• [INFORMATION SHOWN]
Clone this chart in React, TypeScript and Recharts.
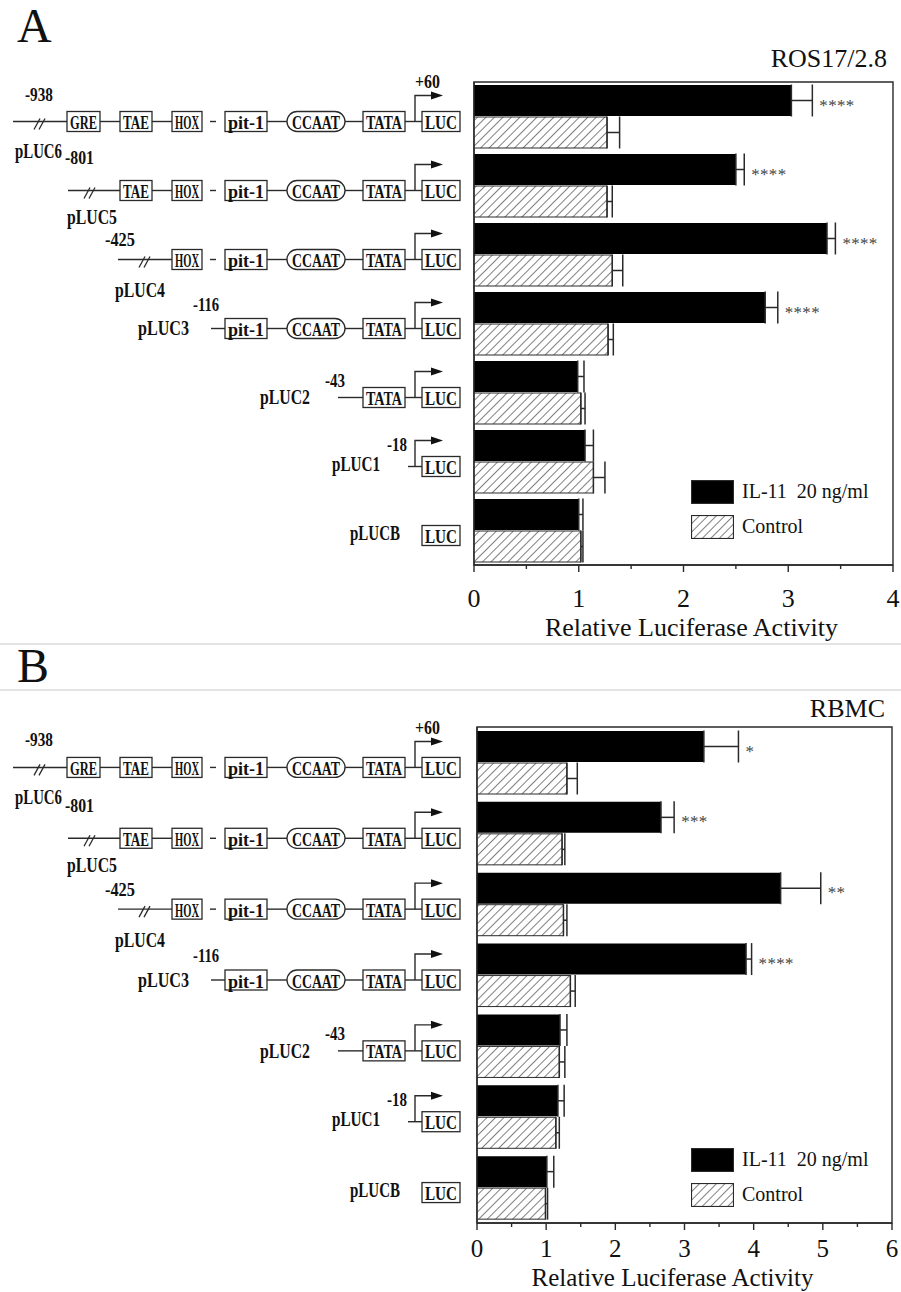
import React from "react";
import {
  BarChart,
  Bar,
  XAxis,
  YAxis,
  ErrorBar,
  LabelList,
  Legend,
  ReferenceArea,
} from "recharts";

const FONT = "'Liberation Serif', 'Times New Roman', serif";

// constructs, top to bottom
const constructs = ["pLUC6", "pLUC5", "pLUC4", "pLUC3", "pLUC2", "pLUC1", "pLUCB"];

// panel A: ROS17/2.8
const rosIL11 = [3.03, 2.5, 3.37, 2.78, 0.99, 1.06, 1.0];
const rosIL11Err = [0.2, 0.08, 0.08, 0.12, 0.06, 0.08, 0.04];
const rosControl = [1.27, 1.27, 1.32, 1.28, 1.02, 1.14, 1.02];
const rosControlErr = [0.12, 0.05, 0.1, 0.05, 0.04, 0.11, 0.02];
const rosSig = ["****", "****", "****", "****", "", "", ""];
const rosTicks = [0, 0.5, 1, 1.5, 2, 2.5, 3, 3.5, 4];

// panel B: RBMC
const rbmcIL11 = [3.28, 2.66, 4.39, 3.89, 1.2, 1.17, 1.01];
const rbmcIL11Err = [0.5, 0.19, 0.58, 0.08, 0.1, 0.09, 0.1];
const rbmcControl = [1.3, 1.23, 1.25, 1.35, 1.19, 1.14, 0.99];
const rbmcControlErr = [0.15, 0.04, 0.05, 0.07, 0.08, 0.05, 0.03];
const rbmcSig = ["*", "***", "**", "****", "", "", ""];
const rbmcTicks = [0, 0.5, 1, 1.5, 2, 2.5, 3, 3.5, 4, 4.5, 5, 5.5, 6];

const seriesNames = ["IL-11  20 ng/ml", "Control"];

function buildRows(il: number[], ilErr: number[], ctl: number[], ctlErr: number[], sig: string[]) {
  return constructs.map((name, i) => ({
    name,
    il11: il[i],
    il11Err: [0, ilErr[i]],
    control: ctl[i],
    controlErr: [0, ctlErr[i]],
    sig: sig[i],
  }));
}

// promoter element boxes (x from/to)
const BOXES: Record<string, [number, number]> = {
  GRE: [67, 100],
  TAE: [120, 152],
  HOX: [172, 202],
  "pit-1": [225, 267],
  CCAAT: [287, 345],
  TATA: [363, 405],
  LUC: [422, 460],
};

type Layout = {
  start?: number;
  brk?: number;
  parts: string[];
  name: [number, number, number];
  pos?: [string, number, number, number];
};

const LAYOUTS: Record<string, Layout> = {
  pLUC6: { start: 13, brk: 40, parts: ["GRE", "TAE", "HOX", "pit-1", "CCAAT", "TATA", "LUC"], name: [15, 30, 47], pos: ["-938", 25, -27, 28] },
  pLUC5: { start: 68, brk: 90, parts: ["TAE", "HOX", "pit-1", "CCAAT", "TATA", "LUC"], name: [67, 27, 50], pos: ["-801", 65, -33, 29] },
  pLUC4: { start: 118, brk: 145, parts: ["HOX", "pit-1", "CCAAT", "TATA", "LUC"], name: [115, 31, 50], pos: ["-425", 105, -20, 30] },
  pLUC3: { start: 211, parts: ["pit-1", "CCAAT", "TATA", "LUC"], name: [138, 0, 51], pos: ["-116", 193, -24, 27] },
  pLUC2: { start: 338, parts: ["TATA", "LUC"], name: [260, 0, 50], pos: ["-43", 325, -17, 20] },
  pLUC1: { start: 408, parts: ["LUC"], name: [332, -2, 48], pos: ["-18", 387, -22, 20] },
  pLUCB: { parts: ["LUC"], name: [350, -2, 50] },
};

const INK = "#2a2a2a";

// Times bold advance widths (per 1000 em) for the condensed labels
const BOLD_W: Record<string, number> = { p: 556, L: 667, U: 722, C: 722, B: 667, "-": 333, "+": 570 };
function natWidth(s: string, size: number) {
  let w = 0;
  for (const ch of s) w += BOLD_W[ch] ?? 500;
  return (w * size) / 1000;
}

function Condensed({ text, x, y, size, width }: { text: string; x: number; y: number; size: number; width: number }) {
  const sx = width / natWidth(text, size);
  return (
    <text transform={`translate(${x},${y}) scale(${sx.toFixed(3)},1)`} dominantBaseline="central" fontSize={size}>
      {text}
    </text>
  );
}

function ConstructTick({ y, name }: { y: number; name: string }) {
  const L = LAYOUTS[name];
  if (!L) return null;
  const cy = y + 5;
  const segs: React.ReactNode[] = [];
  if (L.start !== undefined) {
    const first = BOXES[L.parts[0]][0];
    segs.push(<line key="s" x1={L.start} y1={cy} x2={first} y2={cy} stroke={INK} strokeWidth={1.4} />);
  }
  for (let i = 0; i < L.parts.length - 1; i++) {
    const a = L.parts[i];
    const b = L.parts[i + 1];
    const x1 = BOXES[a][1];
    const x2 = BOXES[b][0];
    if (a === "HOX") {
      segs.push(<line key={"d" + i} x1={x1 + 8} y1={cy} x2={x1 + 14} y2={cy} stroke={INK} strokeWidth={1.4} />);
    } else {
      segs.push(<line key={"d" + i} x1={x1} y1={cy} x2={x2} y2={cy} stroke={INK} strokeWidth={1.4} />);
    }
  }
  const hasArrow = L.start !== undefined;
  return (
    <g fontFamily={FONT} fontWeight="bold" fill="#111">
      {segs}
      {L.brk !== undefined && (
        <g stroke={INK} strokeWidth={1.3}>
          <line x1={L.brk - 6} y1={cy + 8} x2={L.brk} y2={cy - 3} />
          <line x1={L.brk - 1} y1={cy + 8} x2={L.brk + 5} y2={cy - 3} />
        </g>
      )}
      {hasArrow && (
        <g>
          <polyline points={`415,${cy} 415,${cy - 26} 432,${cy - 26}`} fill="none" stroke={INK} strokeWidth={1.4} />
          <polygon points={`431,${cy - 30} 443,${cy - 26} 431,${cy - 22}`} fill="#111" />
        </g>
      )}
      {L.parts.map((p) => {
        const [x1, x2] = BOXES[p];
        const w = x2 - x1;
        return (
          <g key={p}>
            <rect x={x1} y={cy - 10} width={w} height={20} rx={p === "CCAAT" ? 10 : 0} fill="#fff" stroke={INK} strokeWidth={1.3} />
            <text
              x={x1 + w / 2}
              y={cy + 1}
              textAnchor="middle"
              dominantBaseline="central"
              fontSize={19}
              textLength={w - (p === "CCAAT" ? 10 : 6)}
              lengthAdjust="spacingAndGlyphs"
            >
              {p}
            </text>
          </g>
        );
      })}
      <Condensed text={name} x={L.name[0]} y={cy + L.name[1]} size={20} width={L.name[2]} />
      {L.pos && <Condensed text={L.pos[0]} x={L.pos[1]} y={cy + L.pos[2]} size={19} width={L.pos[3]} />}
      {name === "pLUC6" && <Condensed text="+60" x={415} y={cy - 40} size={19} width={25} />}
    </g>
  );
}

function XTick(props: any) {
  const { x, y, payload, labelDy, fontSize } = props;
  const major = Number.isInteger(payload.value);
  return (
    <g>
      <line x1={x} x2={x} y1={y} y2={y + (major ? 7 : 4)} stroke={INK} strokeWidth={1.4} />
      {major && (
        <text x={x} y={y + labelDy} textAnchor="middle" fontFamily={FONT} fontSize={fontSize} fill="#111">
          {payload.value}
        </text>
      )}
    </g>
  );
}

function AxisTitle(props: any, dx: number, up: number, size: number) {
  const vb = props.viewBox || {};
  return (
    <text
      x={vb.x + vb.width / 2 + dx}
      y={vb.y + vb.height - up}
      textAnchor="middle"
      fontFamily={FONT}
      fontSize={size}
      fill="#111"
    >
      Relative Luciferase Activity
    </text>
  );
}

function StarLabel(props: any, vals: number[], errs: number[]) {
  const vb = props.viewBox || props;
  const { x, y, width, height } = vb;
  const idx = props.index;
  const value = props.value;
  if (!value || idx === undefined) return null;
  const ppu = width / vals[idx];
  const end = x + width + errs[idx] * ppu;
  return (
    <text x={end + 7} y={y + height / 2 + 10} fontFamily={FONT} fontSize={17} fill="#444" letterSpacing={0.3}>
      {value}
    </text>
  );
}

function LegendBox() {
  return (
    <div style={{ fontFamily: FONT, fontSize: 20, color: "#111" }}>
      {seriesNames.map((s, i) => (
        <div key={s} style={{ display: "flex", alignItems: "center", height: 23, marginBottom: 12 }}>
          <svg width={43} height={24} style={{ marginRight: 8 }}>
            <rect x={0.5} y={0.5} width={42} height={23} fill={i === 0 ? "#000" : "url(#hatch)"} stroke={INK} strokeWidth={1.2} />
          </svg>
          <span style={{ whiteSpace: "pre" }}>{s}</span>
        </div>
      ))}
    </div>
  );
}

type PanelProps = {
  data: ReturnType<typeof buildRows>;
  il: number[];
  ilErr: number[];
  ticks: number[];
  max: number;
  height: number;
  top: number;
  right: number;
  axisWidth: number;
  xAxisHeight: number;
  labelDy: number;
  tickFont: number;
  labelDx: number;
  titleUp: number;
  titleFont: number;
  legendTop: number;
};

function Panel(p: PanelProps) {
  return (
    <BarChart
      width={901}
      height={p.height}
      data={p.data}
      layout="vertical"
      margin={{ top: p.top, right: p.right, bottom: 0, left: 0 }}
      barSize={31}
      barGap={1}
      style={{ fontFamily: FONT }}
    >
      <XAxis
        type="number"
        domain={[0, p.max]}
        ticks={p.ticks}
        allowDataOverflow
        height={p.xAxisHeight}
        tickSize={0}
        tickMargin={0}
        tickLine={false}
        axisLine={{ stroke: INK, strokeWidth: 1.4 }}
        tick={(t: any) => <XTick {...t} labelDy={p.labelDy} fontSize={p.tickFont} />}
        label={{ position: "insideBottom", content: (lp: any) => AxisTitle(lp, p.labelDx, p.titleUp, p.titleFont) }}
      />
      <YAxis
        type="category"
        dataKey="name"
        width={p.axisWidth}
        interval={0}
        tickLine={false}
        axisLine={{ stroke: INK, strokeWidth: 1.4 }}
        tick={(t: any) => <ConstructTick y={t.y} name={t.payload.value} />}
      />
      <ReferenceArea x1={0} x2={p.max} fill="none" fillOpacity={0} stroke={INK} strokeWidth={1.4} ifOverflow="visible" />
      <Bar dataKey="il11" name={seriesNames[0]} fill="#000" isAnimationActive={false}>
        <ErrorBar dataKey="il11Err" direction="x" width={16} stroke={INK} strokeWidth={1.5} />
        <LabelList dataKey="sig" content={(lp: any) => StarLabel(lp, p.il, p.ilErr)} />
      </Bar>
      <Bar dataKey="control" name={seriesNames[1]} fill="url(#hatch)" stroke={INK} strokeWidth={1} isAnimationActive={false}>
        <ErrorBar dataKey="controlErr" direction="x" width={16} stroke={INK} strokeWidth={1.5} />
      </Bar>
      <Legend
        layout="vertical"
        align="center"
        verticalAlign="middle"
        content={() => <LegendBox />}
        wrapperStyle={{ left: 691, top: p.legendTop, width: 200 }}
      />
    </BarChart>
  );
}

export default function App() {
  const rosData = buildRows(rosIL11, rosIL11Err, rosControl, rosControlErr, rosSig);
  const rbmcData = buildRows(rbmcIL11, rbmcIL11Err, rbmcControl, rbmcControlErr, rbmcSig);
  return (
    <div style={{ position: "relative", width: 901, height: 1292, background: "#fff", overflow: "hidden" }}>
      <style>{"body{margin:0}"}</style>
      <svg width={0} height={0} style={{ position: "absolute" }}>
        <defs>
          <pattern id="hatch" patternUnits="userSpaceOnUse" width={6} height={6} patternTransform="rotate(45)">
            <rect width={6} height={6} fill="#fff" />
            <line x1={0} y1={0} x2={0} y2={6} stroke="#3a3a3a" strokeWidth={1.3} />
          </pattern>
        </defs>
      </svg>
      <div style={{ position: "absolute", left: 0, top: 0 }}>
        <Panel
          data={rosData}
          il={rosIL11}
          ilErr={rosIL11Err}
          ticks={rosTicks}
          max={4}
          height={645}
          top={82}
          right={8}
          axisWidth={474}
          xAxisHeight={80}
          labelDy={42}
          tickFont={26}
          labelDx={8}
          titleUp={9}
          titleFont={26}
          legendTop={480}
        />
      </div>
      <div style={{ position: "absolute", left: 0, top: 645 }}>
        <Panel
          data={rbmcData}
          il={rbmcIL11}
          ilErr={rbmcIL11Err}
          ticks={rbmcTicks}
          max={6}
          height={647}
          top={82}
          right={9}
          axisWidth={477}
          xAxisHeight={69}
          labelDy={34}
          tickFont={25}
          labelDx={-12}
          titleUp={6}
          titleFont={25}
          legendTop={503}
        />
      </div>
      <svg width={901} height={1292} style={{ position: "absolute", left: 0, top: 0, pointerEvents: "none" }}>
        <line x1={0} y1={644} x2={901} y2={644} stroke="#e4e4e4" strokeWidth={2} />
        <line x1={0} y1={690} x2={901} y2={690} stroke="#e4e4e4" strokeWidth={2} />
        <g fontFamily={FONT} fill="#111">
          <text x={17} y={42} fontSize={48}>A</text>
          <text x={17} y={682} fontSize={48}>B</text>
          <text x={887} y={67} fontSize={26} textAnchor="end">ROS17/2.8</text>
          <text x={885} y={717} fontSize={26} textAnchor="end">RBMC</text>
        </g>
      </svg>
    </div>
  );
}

• [PROMPT] Without the pictures, please reproduce each line of the listing above exactly, from the first one through the line bearing "2.5, 3, 3.5, 4];".

• [ANSWER TO THIS EXERCISE]
Clone this chart in React, TypeScript and Recharts.
import React from "react";
import {
  BarChart,
  Bar,
  XAxis,
  YAxis,
  ErrorBar,
  LabelList,
  Legend,
  ReferenceArea,
} from "recharts";

const FONT = "'Liberation Serif', 'Times New Roman', serif";

// constructs, top to bottom
const constructs = ["pLUC6", "pLUC5", "pLUC4", "pLUC3", "pLUC2", "pLUC1", "pLUCB"];

// panel A: ROS17/2.8
const rosIL11 = [3.03, 2.5, 3.37, 2.78, 0.99, 1.06, 1.0];
const rosIL11Err = [0.2, 0.08, 0.08, 0.12, 0.06, 0.08, 0.04];
const rosControl = [1.27, 1.27, 1.32, 1.28, 1.02, 1.14, 1.02];
const rosControlErr = [0.12, 0.05, 0.1, 0.05, 0.04, 0.11, 0.02];
const rosSig = ["****", "****", "****", "****", "", "", ""];
const rosTicks = [0, 0.5, 1, 1.5, 2, 2.5, 3, 3.5, 4];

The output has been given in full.